→ Task to complete
Go through the data below. List every line that holds the word "code".

→ Material provided
=====

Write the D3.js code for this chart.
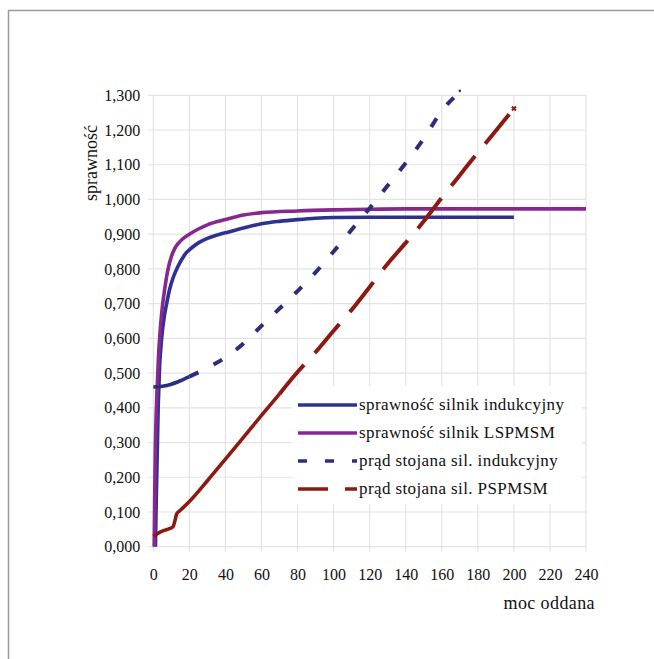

=====

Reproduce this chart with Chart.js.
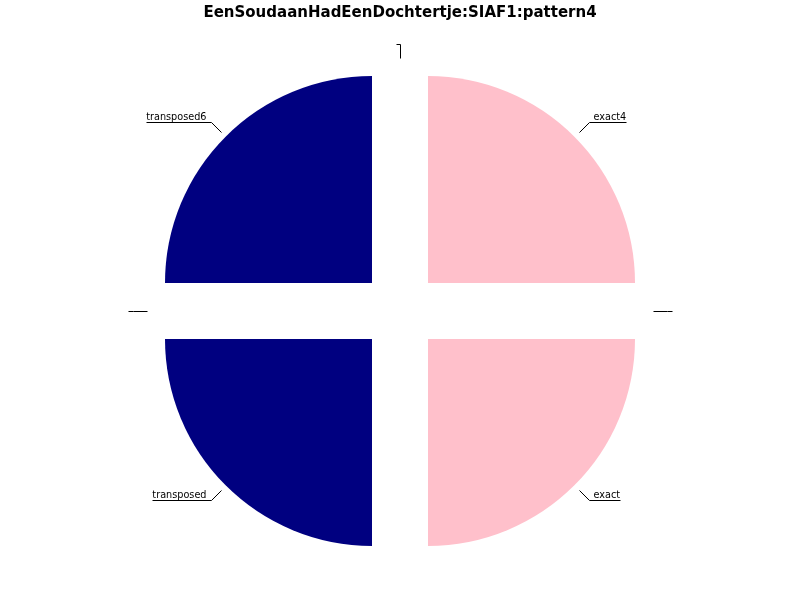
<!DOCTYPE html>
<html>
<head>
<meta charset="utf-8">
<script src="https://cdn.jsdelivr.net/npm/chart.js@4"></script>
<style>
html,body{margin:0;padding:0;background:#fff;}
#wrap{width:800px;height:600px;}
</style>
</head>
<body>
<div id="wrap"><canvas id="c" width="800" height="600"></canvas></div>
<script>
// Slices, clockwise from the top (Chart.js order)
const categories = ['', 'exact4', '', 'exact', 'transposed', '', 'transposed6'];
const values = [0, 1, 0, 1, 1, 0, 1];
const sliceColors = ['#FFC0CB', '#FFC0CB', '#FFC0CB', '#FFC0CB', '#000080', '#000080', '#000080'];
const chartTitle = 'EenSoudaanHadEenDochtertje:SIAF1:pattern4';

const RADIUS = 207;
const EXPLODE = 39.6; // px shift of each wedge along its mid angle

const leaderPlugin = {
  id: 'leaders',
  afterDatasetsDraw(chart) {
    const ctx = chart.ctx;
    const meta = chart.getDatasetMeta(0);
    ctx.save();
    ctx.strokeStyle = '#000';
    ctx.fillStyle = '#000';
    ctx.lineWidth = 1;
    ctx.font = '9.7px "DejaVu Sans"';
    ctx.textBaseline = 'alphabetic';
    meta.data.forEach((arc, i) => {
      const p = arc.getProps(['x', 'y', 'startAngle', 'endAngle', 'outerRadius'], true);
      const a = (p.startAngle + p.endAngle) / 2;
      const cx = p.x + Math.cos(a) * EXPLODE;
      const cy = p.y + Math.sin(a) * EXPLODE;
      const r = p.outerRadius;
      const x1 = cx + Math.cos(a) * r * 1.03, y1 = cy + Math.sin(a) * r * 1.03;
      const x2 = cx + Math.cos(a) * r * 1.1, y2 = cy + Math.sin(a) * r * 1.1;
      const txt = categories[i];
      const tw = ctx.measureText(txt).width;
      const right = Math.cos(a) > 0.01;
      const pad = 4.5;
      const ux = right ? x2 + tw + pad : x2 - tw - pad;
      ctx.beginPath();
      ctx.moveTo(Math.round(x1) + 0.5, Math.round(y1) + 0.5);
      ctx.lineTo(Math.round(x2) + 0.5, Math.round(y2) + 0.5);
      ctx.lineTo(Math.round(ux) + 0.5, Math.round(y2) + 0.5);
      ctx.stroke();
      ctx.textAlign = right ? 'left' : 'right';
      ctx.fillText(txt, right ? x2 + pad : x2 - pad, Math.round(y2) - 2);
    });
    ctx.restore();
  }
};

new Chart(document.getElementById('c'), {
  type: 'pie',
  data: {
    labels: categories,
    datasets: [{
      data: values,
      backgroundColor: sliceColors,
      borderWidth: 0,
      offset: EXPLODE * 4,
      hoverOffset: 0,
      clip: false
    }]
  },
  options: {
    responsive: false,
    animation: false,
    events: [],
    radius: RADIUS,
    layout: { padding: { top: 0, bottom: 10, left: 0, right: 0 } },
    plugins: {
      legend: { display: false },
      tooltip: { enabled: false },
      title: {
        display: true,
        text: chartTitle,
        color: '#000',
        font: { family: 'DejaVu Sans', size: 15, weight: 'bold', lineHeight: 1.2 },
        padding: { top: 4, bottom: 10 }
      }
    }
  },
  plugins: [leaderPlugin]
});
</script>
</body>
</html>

=====

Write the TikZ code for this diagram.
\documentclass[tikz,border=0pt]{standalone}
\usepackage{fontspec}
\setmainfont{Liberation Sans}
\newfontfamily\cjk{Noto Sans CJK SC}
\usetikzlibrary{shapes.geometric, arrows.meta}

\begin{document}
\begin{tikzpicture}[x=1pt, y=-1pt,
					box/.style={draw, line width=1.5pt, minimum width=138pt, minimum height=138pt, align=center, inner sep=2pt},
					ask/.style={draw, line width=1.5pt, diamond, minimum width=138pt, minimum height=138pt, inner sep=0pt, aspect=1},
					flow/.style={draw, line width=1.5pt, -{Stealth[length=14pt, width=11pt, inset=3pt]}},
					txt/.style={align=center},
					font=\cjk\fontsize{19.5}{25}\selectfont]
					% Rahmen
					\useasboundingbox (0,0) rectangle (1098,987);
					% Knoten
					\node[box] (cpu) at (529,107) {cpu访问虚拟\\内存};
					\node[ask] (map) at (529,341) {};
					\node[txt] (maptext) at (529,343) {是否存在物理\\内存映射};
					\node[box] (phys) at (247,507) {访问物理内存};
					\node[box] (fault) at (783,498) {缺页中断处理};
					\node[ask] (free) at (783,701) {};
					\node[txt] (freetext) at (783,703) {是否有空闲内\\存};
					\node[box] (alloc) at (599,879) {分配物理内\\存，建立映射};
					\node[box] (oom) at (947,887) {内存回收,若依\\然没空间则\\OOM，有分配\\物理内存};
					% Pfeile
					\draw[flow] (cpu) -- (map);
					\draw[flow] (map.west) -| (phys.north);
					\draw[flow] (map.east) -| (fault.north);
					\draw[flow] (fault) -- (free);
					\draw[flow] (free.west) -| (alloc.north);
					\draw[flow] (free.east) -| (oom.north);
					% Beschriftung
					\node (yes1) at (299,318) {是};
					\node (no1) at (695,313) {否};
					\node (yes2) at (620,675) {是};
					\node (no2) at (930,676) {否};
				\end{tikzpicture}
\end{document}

=====

→ In response
Write the D3.js code for this chart.
Write the TikZ code for this diagram.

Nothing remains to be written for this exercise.